__DATA SHOWN__

((

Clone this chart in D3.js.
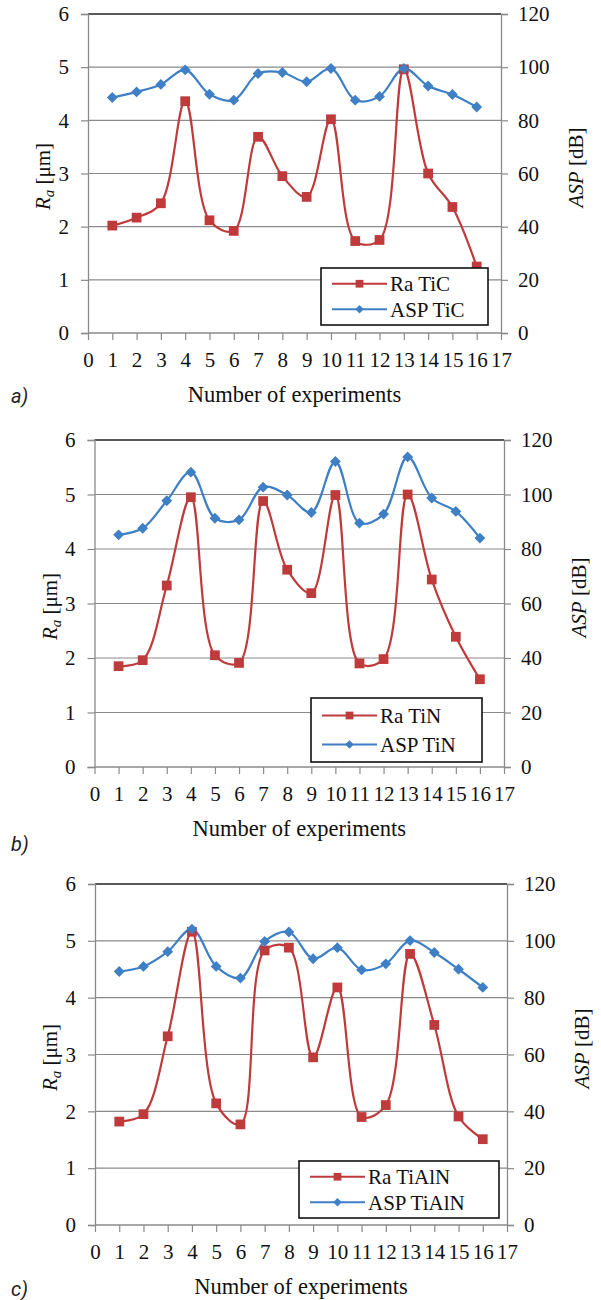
<!DOCTYPE html>
<html>
<head>
<meta charset="utf-8">
<script src="https://cdn.jsdelivr.net/npm/d3@7"></script>
<style>
  html, body { margin: 0; padding: 0; background: #fff; }
  svg { display: block; }
</style>
</head>
<body>
<svg id="chart" width="601" height="1300"></svg>
<script>
// ---------- DATA ----------
const experiments = [1, 2, 3, 4, 5, 6, 7, 8, 9, 10, 11, 12, 13, 14, 15, 16];
const xTicks = [0, 1, 2, 3, 4, 5, 6, 7, 8, 9, 10, 11, 12, 13, 14, 15, 16, 17];
const raTicks = [0, 1, 2, 3, 4, 5, 6];
const aspTicks = [0, 20, 40, 60, 80, 100, 120];

const raTiC   = [2.02, 2.17, 2.44, 4.36, 2.12, 1.92, 3.69, 2.95, 2.56, 4.02, 1.73, 1.75, 4.96, 3.00, 2.37, 1.25];
const aspTiC  = [88.6, 90.7, 93.5, 99.0, 89.8, 87.6, 97.6, 98.0, 94.5, 99.5, 87.6, 89.0, 99.5, 92.9, 89.7, 85.0];

const raTiN   = [1.85, 1.96, 3.33, 4.95, 2.05, 1.91, 4.88, 3.62, 3.19, 4.99, 1.90, 1.98, 5.00, 3.44, 2.39, 1.61];
const aspTiN  = [85.2, 87.6, 97.7, 108.2, 91.3, 90.7, 102.7, 99.8, 93.4, 112.1, 89.5, 92.8, 113.8, 98.7, 93.8, 84.0];

const raTiAlN  = [1.82, 1.95, 3.32, 5.16, 2.14, 1.77, 4.83, 4.88, 2.95, 4.18, 1.90, 2.11, 4.77, 3.52, 1.91, 1.51];
const aspTiAlN = [89.2, 91.0, 96.2, 104.1, 91.0, 86.9, 99.8, 103.1, 93.7, 97.6, 89.8, 91.9, 100.1, 95.9, 90.0, 83.6];

const panelLetters = ["a)", "b)", "c)"];
const raNames  = ["Ra TiC", "Ra TiN", "Ra TiAlN"];
const aspNames = ["ASP TiC", "ASP TiN", "ASP TiAlN"];
const xTitle = "Number of experiments";

// ---------- LAYOUT ----------
const panels = [
  { ra: raTiC, asp: aspTiC, L: 88, R: 501, T: 14, B: 333,
    legend: { x: 321, y: 268, w: 167, h: 57 }, letterY: 403 },
  { ra: raTiN, asp: aspTiN, L: 94.5, R: 504, T: 440, B: 767,
    legend: { x: 311, y: 698, w: 171, h: 64 }, letterY: 851 },
  { ra: raTiAlN, asp: aspTiAlN, L: 95, R: 507, T: 884, B: 1225,
    legend: { x: 299, y: 1161, w: 200, h: 57 }, letterY: 1296 }
];

const RED = "#BF3A3B";
const BLUE = "#3E7FC5";
const GRID = "#8a8a8a";
const SERIF = "Liberation Serif";

const svg = d3.select("#chart");

panels.forEach((p, i) => {
  const g = svg.append("g");
  const x = d3.scaleLinear().domain([0, 17]).range([p.L, p.R]);
  const yL = d3.scaleLinear().domain([0, 6]).range([p.B, p.T]);
  const yR = d3.scaleLinear().domain([0, 120]).range([p.B, p.T]);

  // gridlines
  g.append("g").selectAll("line").data(raTicks.slice(1)).join("line")
    .attr("x1", p.L).attr("x2", p.R)
    .attr("y1", d => yL(d)).attr("y2", d => yL(d))
    .attr("stroke", d => d === 6 ? "#222" : GRID)
    .attr("stroke-width", d => d === 6 ? 1.6 : 1.2);

  const axL = g.append("g").attr("transform", `translate(${p.L},0)`)
    .call(d3.axisLeft(yL).tickValues(raTicks).tickSize(7).tickPadding(12).tickFormat(d3.format("d")));
  const axR = g.append("g").attr("transform", `translate(${p.R},0)`)
    .call(d3.axisRight(yR).tickValues(aspTicks).tickSize(7).tickPadding(10).tickFormat(d3.format("d")));
  const axB = g.append("g").attr("transform", `translate(0,${p.B})`)
    .call(d3.axisBottom(x).tickValues(xTicks).tickSize(7).tickPadding(12).tickFormat(d3.format("d")));

  [axL, axR, axB].forEach(ax => {
    ax.attr("font-family", SERIF).attr("font-size", 21);
    ax.select(".domain").attr("stroke", GRID).attr("stroke-width", 1.3);
    ax.selectAll(".tick line").attr("stroke", GRID).attr("stroke-width", 1.2);
    ax.selectAll(".tick text").attr("font-family", SERIF).attr("font-size", 21).attr("fill", "#111");
  });
  axB.select(".domain").remove();
  g.append("line").attr("x1", p.L).attr("x2", p.R).attr("y1", p.B).attr("y2", p.B)
    .attr("stroke", GRID).attr("stroke-width", 1.3);

  const curve = d3.curveCatmullRom.alpha(0.5);
  const lineRa = d3.line().x((d, j) => x(experiments[j])).y(d => yL(d)).curve(curve);
  const lineAsp = d3.line().x((d, j) => x(experiments[j])).y(d => yR(d)).curve(curve);

  g.append("path").attr("d", lineRa(p.ra)).attr("fill", "none").attr("stroke", RED).attr("stroke-width", 2.2);
  g.append("path").attr("d", lineAsp(p.asp)).attr("fill", "none").attr("stroke", BLUE).attr("stroke-width", 2.2);

  const sq = d3.symbol().type(d3.symbolSquare).size(95);
  const dm = d3.symbol().type(d3.symbolDiamond2).size(75);

  g.append("g").selectAll("path").data(p.ra).join("path")
    .attr("transform", (d, j) => `translate(${x(experiments[j])},${yL(d)})`)
    .attr("d", sq).attr("fill", RED);
  g.append("g").selectAll("path").data(p.asp).join("path")
    .attr("transform", (d, j) => `translate(${x(experiments[j])},${yR(d)})`)
    .attr("d", dm).attr("fill", BLUE);

  // legend
  const lg = p.legend;
  const leg = g.append("g").attr("transform", `translate(${lg.x},${lg.y})`);
  leg.append("rect").attr("width", lg.w).attr("height", lg.h)
    .attr("fill", "#fff").attr("stroke", "#111").attr("stroke-width", 1.6);
  const rows = [
    { name: raNames[i], color: RED, sym: d3.symbol().type(d3.symbolSquare).size(60) },
    { name: aspNames[i], color: BLUE, sym: d3.symbol().type(d3.symbolDiamond2).size(45) }
  ];
  const rowH = lg.h / 2;
  rows.forEach((r, k) => {
    const cy = rowH * (k + 0.5) + (k === 0 ? 1.5 : -1.5);
    leg.append("line").attr("x1", 11).attr("x2", 66).attr("y1", cy).attr("y2", cy)
      .attr("stroke", r.color).attr("stroke-width", 2.2);
    leg.append("path").attr("transform", `translate(38.5,${cy})`).attr("d", r.sym).attr("fill", r.color);
    leg.append("text").attr("x", 69).attr("y", cy).attr("dy", "0.35em")
      .attr("font-family", SERIF).attr("font-size", 21).attr("fill", "#111").text(r.name);
  });

  // axis titles
  const midY = (p.T + p.B) / 2;
  const lt = g.append("text")
    .attr("transform", `translate(${p.L - 38},${midY + 3}) rotate(-90)`)
    .attr("text-anchor", "middle").attr("font-family", SERIF).attr("font-size", 21).attr("fill", "#111");
  lt.append("tspan").attr("font-style", "italic").text("R");
  lt.append("tspan").attr("font-style", "italic").attr("font-size", 15).attr("dy", 4).text("a");
  lt.append("tspan").attr("dy", -4).text(" [μm]");

  const rt = g.append("text")
    .attr("transform", `translate(${p.R + 82},${midY - 6}) rotate(-90)`)
    .attr("text-anchor", "middle").attr("font-family", SERIF).attr("font-size", 21).attr("fill", "#111");
  rt.append("tspan").attr("font-style", "italic").text("ASP");
  rt.append("tspan").text(" [dB]");

  g.append("text").attr("x", (p.L + p.R) / 2 + 0).attr("y", p.B + 69)
    .attr("text-anchor", "middle").attr("font-family", SERIF).attr("font-size", 22.5).attr("fill", "#111")
    .text(xTitle);

  g.append("text").attr("x", 11).attr("y", p.letterY)
    .attr("font-family", "Roboto").attr("font-style", "italic")
    .attr("font-size", 20).attr("fill", "#222").text(panelLetters[i]);
});
</script>
</body>
</html>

))

With the pictures left out, restate word for word every line of the data above, from the first down to the line that contains "95.9, 90.0, 83.6];".

Clone this chart in D3.js.
<!DOCTYPE html>
<html>
<head>
<meta charset="utf-8">
<script src="https://cdn.jsdelivr.net/npm/d3@7"></script>
<style>
  html, body { margin: 0; padding: 0; background: #fff; }
  svg { display: block; }
</style>
</head>
<body>
<svg id="chart" width="601" height="1300"></svg>
<script>
// ---------- DATA ----------
const experiments = [1, 2, 3, 4, 5, 6, 7, 8, 9, 10, 11, 12, 13, 14, 15, 16];
const xTicks = [0, 1, 2, 3, 4, 5, 6, 7, 8, 9, 10, 11, 12, 13, 14, 15, 16, 17];
const raTicks = [0, 1, 2, 3, 4, 5, 6];
const aspTicks = [0, 20, 40, 60, 80, 100, 120];

const raTiC   = [2.02, 2.17, 2.44, 4.36, 2.12, 1.92, 3.69, 2.95, 2.56, 4.02, 1.73, 1.75, 4.96, 3.00, 2.37, 1.25];
const aspTiC  = [88.6, 90.7, 93.5, 99.0, 89.8, 87.6, 97.6, 98.0, 94.5, 99.5, 87.6, 89.0, 99.5, 92.9, 89.7, 85.0];

const raTiN   = [1.85, 1.96, 3.33, 4.95, 2.05, 1.91, 4.88, 3.62, 3.19, 4.99, 1.90, 1.98, 5.00, 3.44, 2.39, 1.61];
const aspTiN  = [85.2, 87.6, 97.7, 108.2, 91.3, 90.7, 102.7, 99.8, 93.4, 112.1, 89.5, 92.8, 113.8, 98.7, 93.8, 84.0];

const raTiAlN  = [1.82, 1.95, 3.32, 5.16, 2.14, 1.77, 4.83, 4.88, 2.95, 4.18, 1.90, 2.11, 4.77, 3.52, 1.91, 1.51];
const aspTiAlN = [89.2, 91.0, 96.2, 104.1, 91.0, 86.9, 99.8, 103.1, 93.7, 97.6, 89.8, 91.9, 100.1, 95.9, 90.0, 83.6];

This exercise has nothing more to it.